Henry and Dovid immediately hooks the intellectually-curious viewer. Krafchow is seen at the very beginning of the movie dovening and reciting the Brucha. The sight of this radical Jewish James Dean/Jerry Garcia, with locks of white curly hair bouncing from side to side, standing next to a pristine Big Sur spring with eagles flying overhead is surreal. If you’re a conservative Republican or a modern Jew who would be shocked at the sight of Krafchow walking into your multi-million dollar synagogue, you need to be open and spiritually minded and be willing to criticize the state of the world and America in order to stomach the documentary.

While Krafchow elucidates mystic ancient passages, Bedar’s camera pans on the natural beauty of Big Sur’s towering forests and 200-foot cliffs. Bedar also provides close ups of Krafchow’s Tarot card table readings. In the documentary, he interprets the cards of a 27-year old woman. “Your understanding of your sexuality is still evolving,” he tells her.

The similarities between Tarot and Cabala are also explored. Krafchow says there are both 22 Hebrew letters and Tarot cards. Nothing is a coincidence to Krafchow, not even that the current U.S. administration is led by Bush, Dick and Colin. Society has a way of manifesting its subconscious sexual attitudes, he says.

Bedar’s first film project, EcoParque (2000) was an act of Tikkun Olam (transforming the world into a better place).
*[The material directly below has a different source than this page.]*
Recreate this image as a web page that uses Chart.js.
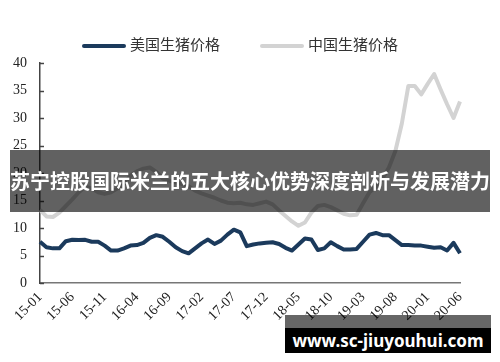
<!DOCTYPE html>
<html>
<head>
<meta charset="utf-8">
<script src="https://cdn.jsdelivr.net/npm/chart.js@4.4.0/dist/chart.umd.min.js"></script>
<style>
  body { margin: 0; background: #fff; }
  #wrap { position: relative; width: 500px; height: 362px; overflow: hidden; }
  canvas { position: absolute; left: 0; top: 0; }
  .leg { position: absolute; top: 34px; font: 15px "Noto Sans CJK SC", sans-serif; color: #333; line-height: 20px; white-space: nowrap; }
  .leg i { display: inline-block; width: 44px; height: 4px; vertical-align: middle; margin-right: 4px; border-radius: 2px; }
  #banner { position: absolute; left: 10px; top: 150px; width: 480px; height: 62px; background: rgba(0,0,0,0.62);
            color: #fff; font: bold 20px "Noto Sans CJK SC", sans-serif; line-height: 62px; text-align: center; white-space: nowrap; }
  #mark1 { position: absolute; left: 285px; top: 315px; width: 206px; height: 13px; background: rgba(0,0,0,0.6); }
  #mark2 { position: absolute; left: 285px; top: 328px; width: 206px; height: 25px; background: #000;
           color: #fff; font: bold 17px "Noto Sans", sans-serif; line-height: 25px; text-align: center; }
</style>
</head>
<body>
<div id="wrap">
  <canvas id="chart" width="500" height="362"></canvas>
  <div class="leg" id="leg0" style="left:82px"></div>
  <div class="leg" id="leg1" style="left:260px"></div>
  <div id="banner">苏宁控股国际米兰的五大核心优势深度剖析与发展潜力</div>
  <div id="mark1"></div>
  <div id="mark2">www.sc-jiuyouhui.com</div>
</div>
<script>
// months 2015-01 .. 2020-06
const months = [
  '15-01','15-02','15-03','15-04','15-05','15-06','15-07','15-08','15-09','15-10','15-11','15-12',
  '16-01','16-02','16-03','16-04','16-05','16-06','16-07','16-08','16-09','16-10','16-11','16-12',
  '17-01','17-02','17-03','17-04','17-05','17-06','17-07','17-08','17-09','17-10','17-11','17-12',
  '18-01','18-02','18-03','18-04','18-05','18-06','18-07','18-08','18-09','18-10','18-11','18-12',
  '19-01','19-02','19-03','19-04','19-05','19-06','19-07','19-08','19-09','19-10','19-11','19-12',
  '20-01','20-02','20-03','20-04','20-05','20-06'
];
const tickLabels = ['15-01','15-06','15-11','16-04','16-09','17-02','17-07','17-12','18-05','18-10','19-03','19-08','20-01','20-06'];

const seriesNames = ['美国生猪价格', '中国生猪价格'];
const seriesColors = ['#1b3a5c', '#d3d3d3'];

const usPrice = [
  7.5, 6.5, 6.3, 6.3, 7.6, 7.85, 7.8, 7.85, 7.5, 7.5,
  6.8, 5.9, 5.9, 6.3, 6.8, 6.9, 7.3, 8.2, 8.7, 8.4,
  7.5, 6.5, 5.8, 5.4, 6.3, 7.2, 7.9, 7.1, 7.7, 8.8,
  9.7, 9.2, 6.7, 7.0, 7.2, 7.3, 7.4, 7.1, 6.4, 5.9,
  7.0, 8.1, 7.9, 6.0, 6.3, 7.4, 6.7, 6.1, 6.1, 6.2,
  7.5, 8.8, 9.1, 8.7, 8.7, 7.8, 6.9, 6.9, 6.8, 6.8,
  6.6, 6.4, 6.5, 5.9, 7.3, 5.4
];
const cnPrice = [
  13.3, 12.1, 12.0, 12.8, 14.0, 15.2, 16.5, 17.5, 17.2, 16.5,
  16.2, 16.5, 17.2, 18.0, 19.5, 20.3, 20.8, 21.0, 20.2, 19.0,
  18.6, 18.3, 18.0, 17.6, 16.8, 16.3, 15.9, 15.5, 15.0, 14.6,
  14.5, 14.6, 14.3, 14.2, 14.5, 14.8, 14.3, 13.2, 12.2, 11.2,
  10.4, 11.0, 12.8, 14.0, 14.2, 13.8, 13.2, 12.6, 12.3, 12.4,
  14.5, 16.5, 17.5, 19.0, 21.0, 24.0, 29.0, 35.8, 35.8, 34.3,
  36.2, 38.0, 35.2, 32.5, 30.0, 33.0
];

seriesNames.forEach((n, i) => {
  document.getElementById('leg' + i).innerHTML = '<i style="background:' + seriesColors[i] + '"></i>' + n;
});

// small tick marks pointing into the plot, like the original
const innerTicks = {
  id: 'innerTicks',
  afterDraw(chart) {
    const y = chart.scales.y;
    const ctx = chart.ctx;
    ctx.save();
    ctx.strokeStyle = '#444';
    ctx.lineWidth = 1.5;
    y.ticks.forEach(t => {
      const py = Math.round(y.getPixelForValue(t.value)) + 0.5;
      ctx.beginPath();
      ctx.moveTo(y.right, py);
      ctx.lineTo(y.right + 4, py);
      ctx.stroke();
    });
    ctx.restore();
  }
};

new Chart(document.getElementById('chart'), {
  type: 'line',
  data: {
    labels: months,
    datasets: [
      { label: seriesNames[1], data: cnPrice, borderColor: seriesColors[1], borderWidth: 4, pointRadius: 0, tension: 0, borderJoinStyle: 'round' },
      { label: seriesNames[0], data: usPrice, borderColor: seriesColors[0], borderWidth: 4, pointRadius: 0, tension: 0, borderJoinStyle: 'round' }
    ]
  },
  options: {
    responsive: false,
    animation: false,
    layout: { padding: { left: 0, right: 40, top: 63, bottom: 0 } },
    plugins: { legend: { display: false }, tooltip: { enabled: false } },
    scales: {
      x: {
        grid: { display: false, drawTicks: false },
        border: { display: true, color: '#777', width: 1.5 },
        afterFit: s => { s.height = 79; },
        ticks: {
          autoSkip: false,
          minRotation: 45,
          maxRotation: 45,
          padding: 6,
          color: '#222',
          font: { family: '"Liberation Serif", serif', size: 14 },
          callback: (v, i) => tickLabels.includes(months[i]) ? months[i] : ''
        }
      },
      y: {
        min: 0,
        max: 40,
        grid: { display: false, drawTicks: false },
        border: { display: true, color: '#444', width: 1.5 },
        afterFit: s => { s.width = 40; },
        ticks: {
          stepSize: 5,
          padding: 13,
          color: '#222',
          font: { family: '"Liberation Serif", serif', size: 14 }
        }
      }
    }
  },
  plugins: [innerTicks]
});
</script>
</body>
</html>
With a co-producer, who coached him on the film making process, Bedar created an environmental documentary about an innovative solution to Baja and Southern California’s coastal pollution.

Life, even without a home and car, is flowing for Bedar, ever since he started praying to G-d.

“I kept looking for happiness through physical things in my life,” says Bedar, alluding to his life as an atheist. “I am now learning to surrender to G-d through prayer and through this, I have all the fulfillment I wanted and much more. I’ve learned to stop suffering.”

Bedar is currently working on a project for the Tijuana River Park Estuary. Before he turns 26, he hopes to raise enough money so he can fly to New York to catch a flight to Israel to participate in the free Birthright Israel program. Somehow, asking him why he won’t get another job doesn’t sound spiritual. It would ruin the moment.